Empower Mississippi
- Type: Nonprofit
- Purpose: School choice advocacy
- Location: Ridgeland, Mississippi;
- President: Grant Callen
- Website: empowerms.org

= Empower Mississippi =

Mississippi lobbying group

Empower Mississippi is a Mississippi lobbying group that supports private school voucher programs in the state. The group is a nonprofit 501(c)(4) political advocacy organization with an affiliated political action committee (Empower PAC) and 501(c)(3) arm (Empower Mississippi Foundation). Empower Mississippi has "successfully pushed a number of education reform policies through the Mississippi Legislature."

==Activities==
Empower Mississippi is an independent, nonprofit advocacy organization. The group has worked to expand educational options in the state. The group's first activity was to support the Equal Opportunity for Students with Special Needs Act in 2013, which provides vouchers of up to $6,500 for educational savings accounts for parents of students with disabilities. Empower Mississippi's PAC has spent money in Republican state legislative primaries, seeking to elect candidates the group views as more likely to pass legislation expanding opportunity for Mississippians.

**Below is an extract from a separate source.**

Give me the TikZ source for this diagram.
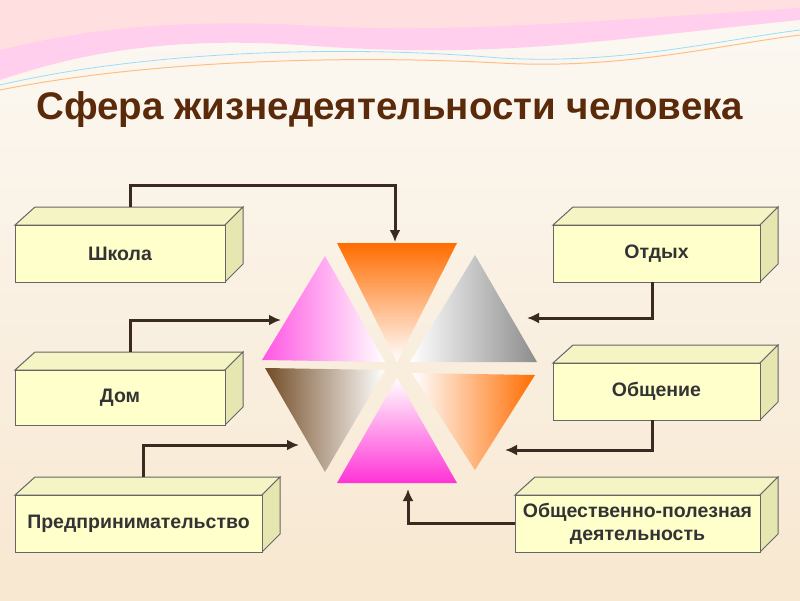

Since 2015, the group has been an influential lobbying force in the state, donating hundreds of thousands of dollars to conservative state legislators. In 2015, Empower Mississippi's PAC supported challengers who unseated four Republican House incumbents in DeSoto County. Empower Mississippi targeted the incumbents, including Republican representatives Wanda Jennings and Pat Nelson, because they opposed school choice measures backed by Empower Mississippi. That year, Empower Mississippi's PAC spent approximately $300,000 on 18 state legislative primaries. From 2015 to 2019, Mississippi Lieutenant Governor Tate Reeves received $45,000 from the group; in 2019, Reeves supported a successful last-minute amendment to a state budget bill that appropriated $2 million for the state's Education Scholarship Account private school voucher program.

Empower Mississippi supported a 2019 ruling by the Supreme Court of Mississippi, which upheld the constitutionality of the 2013 Mississippi Charter Schools Act, which allows students who live in failing school districts to apply to attend a charter school.